The world’s largest broker of transactions between banks has been cutting costs and eliminating jobs to counter a slump in trading as lenders around the globe scaled back their fixed-income, currencies and commodities operations. Spencer, who founded ICAP in 1986, had his 2014 bonus cut by 75 percent after the firm was fined 55 million pounds ($94 million) in a probe by British and U.S. regulators into Libor rigging.
The shares closed at 356.20 pence in London, little changed on the day. They have dropped 21 percent this year, while the shares of Tullett Prebon Plc (TLPR), the London-based broker run by Terry Smith, declined 34 percent.
ICAP said today first-quarter revenue dropped 19 percent from April to mid-July. At the global broking division, which houses trading desks that handle orders by telephone, revenue fell by 25 percent from a year earlier.
Spencer said the company will continue to eliminate jobs at the unit, which has about 2,000 employees. The company’s cost-cutting program remains “on track” to meet a target of at least 60 million pounds in 2014, according to the statement.

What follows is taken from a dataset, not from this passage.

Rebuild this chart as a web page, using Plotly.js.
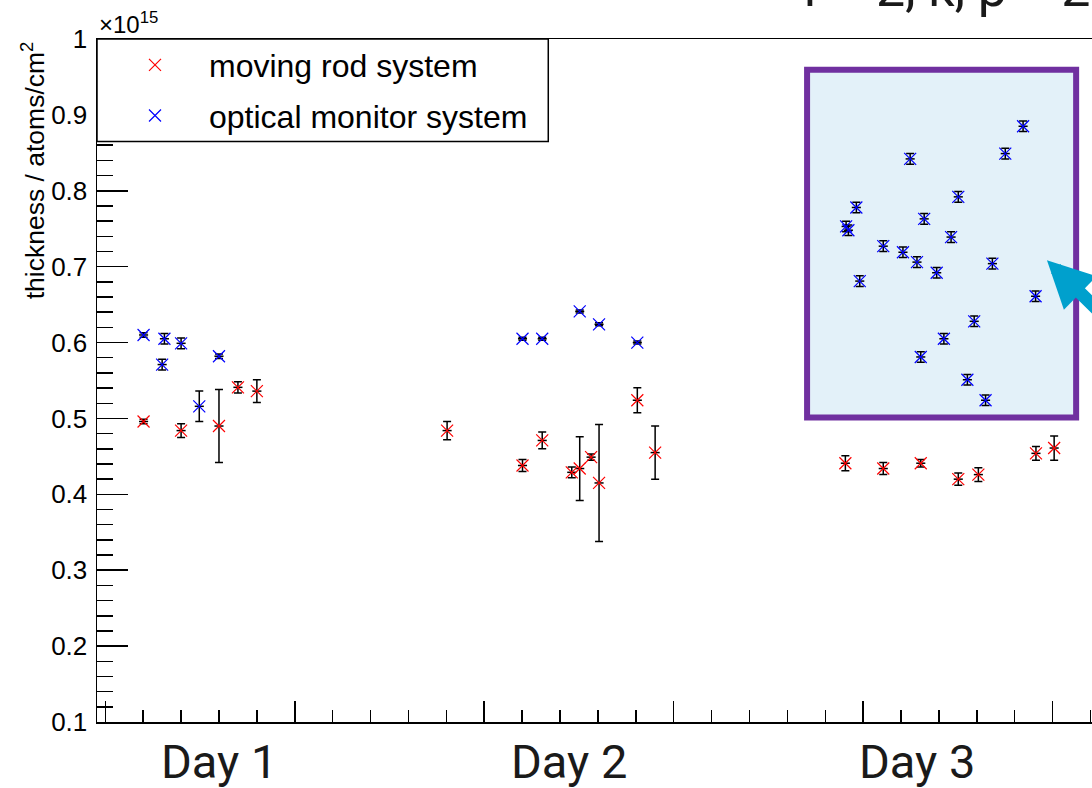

“There are no positive spots at all,” Spencer said. “I find it difficult to make any realistic forecasts of when things will improve. All we can do is slim our business down to be a fitter, slimmer machine.”
While voice broking isn’t about to “become extinct,” the industry is “well in need of consolidation,” Spencer said.
“We’ve got five global broking firms -- in my opinion two or three would suffice,” he said. Consolidation “will be good for the entire industry.”